_WHAT YOU HAVE TO DO_: Pictures in the entries below are excluded; copy only the lines from the one containing "Recreate this image" to the one containing "s.set_linewidth(0.8)", both included.

** start RECORDS FOR PROCESSING **

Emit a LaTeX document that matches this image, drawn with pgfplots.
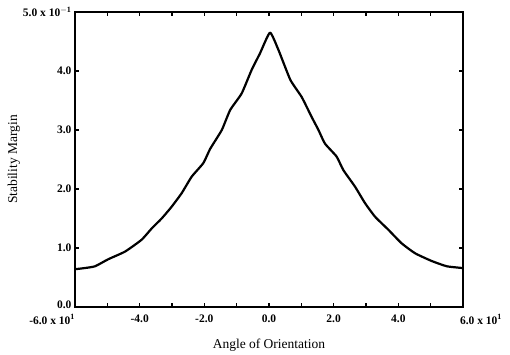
\documentclass[border=0pt]{standalone}
\usepackage{fontspec}
\setmainfont{Liberation Serif}
\usepackage{pgfplots}
\pgfplotsset{compat=1.18}
\begin{document}
\begin{tikzpicture}
\begin{axis}[
  at={(0,0)}, anchor=south west,
  scale only axis, width=388pt, height=295pt,
  xmin=-60, xmax=60, ymin=0, ymax=0.5,
  axis line style={line width=1.6pt},
  xtick={-60,-40,-20,0,20,40,60},
  xticklabels={\makebox[0pt][r]{-6.0 x 10$^{\mathbf{1}}$},-4.0,-2.0,0.0,2.0,4.0,\makebox[0pt][l]{\hspace{-3pt}6.0 x 10$^{\mathbf{1}}$}},
  minor xtick={-50,-30,-10,10,30,50},
  ytick={0,0.1,0.2,0.3,0.4,0.5},
  yticklabels={\raisebox{5pt}{0.0},1.0,2.0,3.0,4.0,{5.0 x 10$^{\mathbf{-1}}$}},
  major tick length=4pt, minor tick length=4pt,
  every tick/.style={black, line width=1.4pt},
  tick label style={font=\fontsize{11.5}{13}\selectfont\bfseries},
  xticklabel style={yshift=-4pt},
  xlabel={Angle of Orientation},
  ylabel={Stability Margin},
  label style={font=\fontsize{13.5}{15}\selectfont},
  xlabel style={yshift=-8pt},
  ylabel style={yshift=-4pt},
]
\addplot[black, line width=2.2pt, line join=round, smooth, tension=0.3] coordinates {
(-60,0.064) (-57,0.066) (-53.8,0.069) (-49.7,0.081) (-44.5,0.094) (-39.4,0.114)
(-36.3,0.133) (-33.2,0.150) (-30.1,0.170) (-27.0,0.193) (-23.9,0.221) (-20.3,0.244)
(-18.2,0.268) (-14.6,0.300) (-12.0,0.334) (-8.45,0.362) (-5.36,0.402) (-2.78,0.430)
(0.3,0.465) (2.9,0.436) (6.6,0.385) (10.1,0.356) (13.2,0.322) (15.3,0.300)
(17.3,0.277) (20.9,0.255) (23.0,0.232) (26.6,0.204) (29.7,0.176) (32.8,0.153)
(36.9,0.131) (41.0,0.108) (45.2,0.091) (50.3,0.078) (55.0,0.069) (60,0.066)
};
\end{axis}
\pgfresetboundingbox
\path[use as bounding box] (-75pt,-48pt) rectangle (435pt,307pt);
\end{tikzpicture}
\end{document}
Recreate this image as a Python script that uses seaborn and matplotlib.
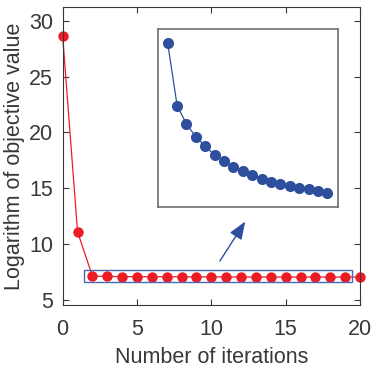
import numpy as np
import matplotlib
matplotlib.use('Agg')
import matplotlib.pyplot as plt
from matplotlib.patches import Rectangle
import pandas as pd
import seaborn as sns

sns.set_theme(style='ticks')
plt.rcParams['font.family'] = ['Liberation Sans', 'DejaVu Sans']

# data
iters = list(range(0, 21))
first_vals = [28.6, 11.1]
# late iterations (2..19), flat on the main scale, shown zoomed in the inset
tail_vals = [7.1400, 7.1026, 7.0914, 7.0838, 7.0780, 7.0730, 7.0692, 7.0658, 7.0630,
             7.0606, 7.0586, 7.0568, 7.0554, 7.0542, 7.0532, 7.0522, 7.0514, 7.0502]
last_val = [7.0495]
obj_vals = first_vals + tail_vals + last_val
inset_iters = list(range(2, 20))

df = pd.DataFrame({'iter': iters, 'obj': obj_vals})
df_in = pd.DataFrame({'iter': inset_iters, 'obj': tail_vals})

red = '#ec1c24'
blue = '#2e4f9e'
txt = '#383838'

fig = plt.figure(figsize=(3.74, 3.67), dpi=100)
ax = fig.add_axes([0.1676, 0.169, 0.795, 0.811])
sns.lineplot(data=df, x='iter', y='obj', ax=ax, color=red, lw=0.9,
             marker='o', markersize=7.5, markeredgewidth=0, clip_on=False)
ax.set_xlim(0, 20)
ax.set_ylim(4.55, 31.2)
ax.set_xticks([0, 5, 10, 15, 20])
ax.set_yticks([5, 10, 15, 20, 25, 30])
ax.set_xlabel('Number of iterations', fontsize=15.5, color=txt, labelpad=5)
ax.set_ylabel('Logarithm of objective value', fontsize=15.5, color=txt, labelpad=3)
ax.tick_params(axis='x', pad=10)
ax.tick_params(axis='y', pad=7)
ax.tick_params(direction='in', top=True, right=True, length=4, width=0.8,
               labelsize=15.5, colors=txt)
for s in ax.spines.values():
    s.set_color(txt)
    s.set_linewidth(0.8)

# box around the zoomed part
ax.add_patch(Rectangle((1.45, 6.63), 18.04, 1.05, fill=False,
                       edgecolor='#4a67b3', lw=1.0, zorder=5))
ax.annotate('', xy=(12.38, 12.23), xytext=(10.47, 8.27),
            arrowprops=dict(arrowstyle='-|>,head_length=0.9,head_width=0.35',
                            color=blue, lw=1.0))

# inset
axin = fig.add_axes([0.4233, 0.4368, 0.4797, 0.4834])
sns.lineplot(data=df_in, x='iter', y='obj', ax=axin, color=blue, lw=0.9,
             marker='o', markersize=8, markeredgewidth=0)
axin.set_xlim(1, 20.1)
lo, hi = min(tail_vals), max(tail_vals)
pad = (hi - lo) * 0.094
axin.set_ylim(lo - pad, hi + pad)
axin.set_xticks([])
axin.set_yticks([])
axin.set_xlabel('')
axin.set_ylabel('')
for s in axin.spines.values():
    s.set_color('#707070')
    s.set_linewidth(1.2)

fig.savefig('out.png', dpi=100)
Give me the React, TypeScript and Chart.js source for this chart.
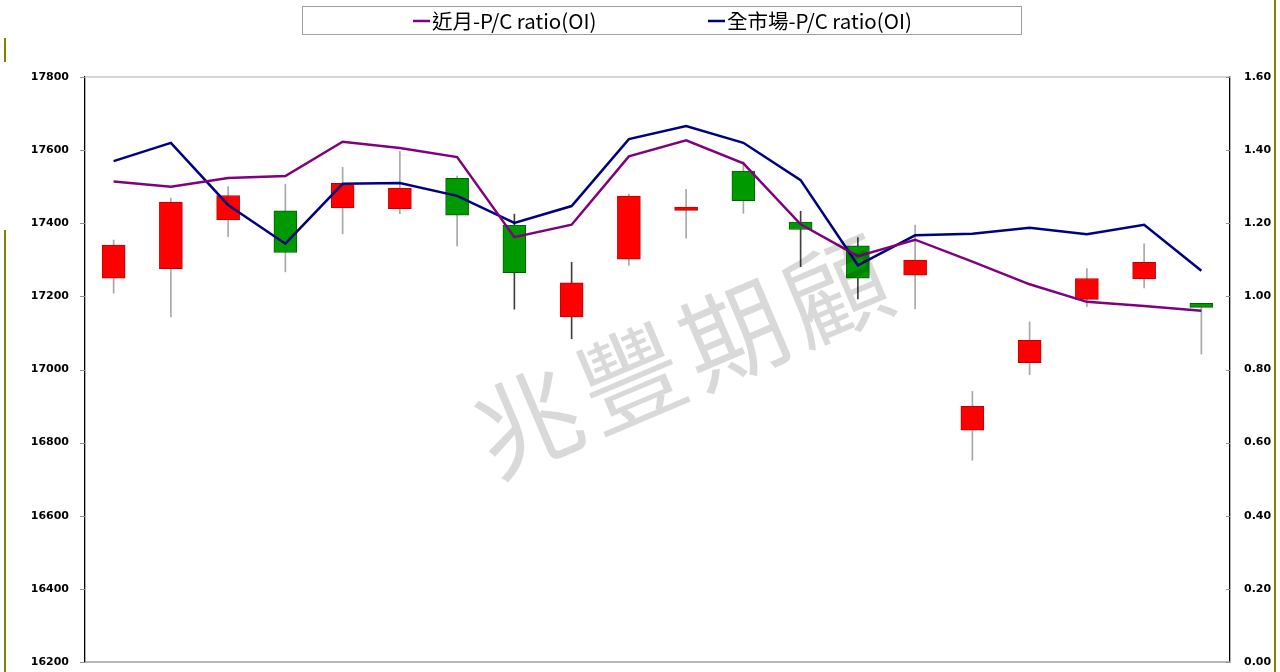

** end RECORDS FOR PROCESSING **

_OUTPUT FOR THIS TASK_:
Recreate this image as a Python script that uses seaborn and matplotlib.
import numpy as np
import matplotlib
matplotlib.use('Agg')
import matplotlib.pyplot as plt
from matplotlib.patches import Rectangle
import pandas as pd
import seaborn as sns

sns.set_theme(style='ticks')
plt.rcParams['font.family'] = ['Liberation Sans', 'DejaVu Sans']

# data
iters = list(range(0, 21))
first_vals = [28.6, 11.1]
# late iterations (2..19), flat on the main scale, shown zoomed in the inset
tail_vals = [7.1400, 7.1026, 7.0914, 7.0838, 7.0780, 7.0730, 7.0692, 7.0658, 7.0630,
             7.0606, 7.0586, 7.0568, 7.0554, 7.0542, 7.0532, 7.0522, 7.0514, 7.0502]
last_val = [7.0495]
obj_vals = first_vals + tail_vals + last_val
inset_iters = list(range(2, 20))

df = pd.DataFrame({'iter': iters, 'obj': obj_vals})
df_in = pd.DataFrame({'iter': inset_iters, 'obj': tail_vals})

red = '#ec1c24'
blue = '#2e4f9e'
txt = '#383838'

fig = plt.figure(figsize=(3.74, 3.67), dpi=100)
ax = fig.add_axes([0.1676, 0.169, 0.795, 0.811])
sns.lineplot(data=df, x='iter', y='obj', ax=ax, color=red, lw=0.9,
             marker='o', markersize=7.5, markeredgewidth=0, clip_on=False)
ax.set_xlim(0, 20)
ax.set_ylim(4.55, 31.2)
ax.set_xticks([0, 5, 10, 15, 20])
ax.set_yticks([5, 10, 15, 20, 25, 30])
ax.set_xlabel('Number of iterations', fontsize=15.5, color=txt, labelpad=5)
ax.set_ylabel('Logarithm of objective value', fontsize=15.5, color=txt, labelpad=3)
ax.tick_params(axis='x', pad=10)
ax.tick_params(axis='y', pad=7)
ax.tick_params(direction='in', top=True, right=True, length=4, width=0.8,
               labelsize=15.5, colors=txt)
for s in ax.spines.values():
    s.set_color(txt)
    s.set_linewidth(0.8)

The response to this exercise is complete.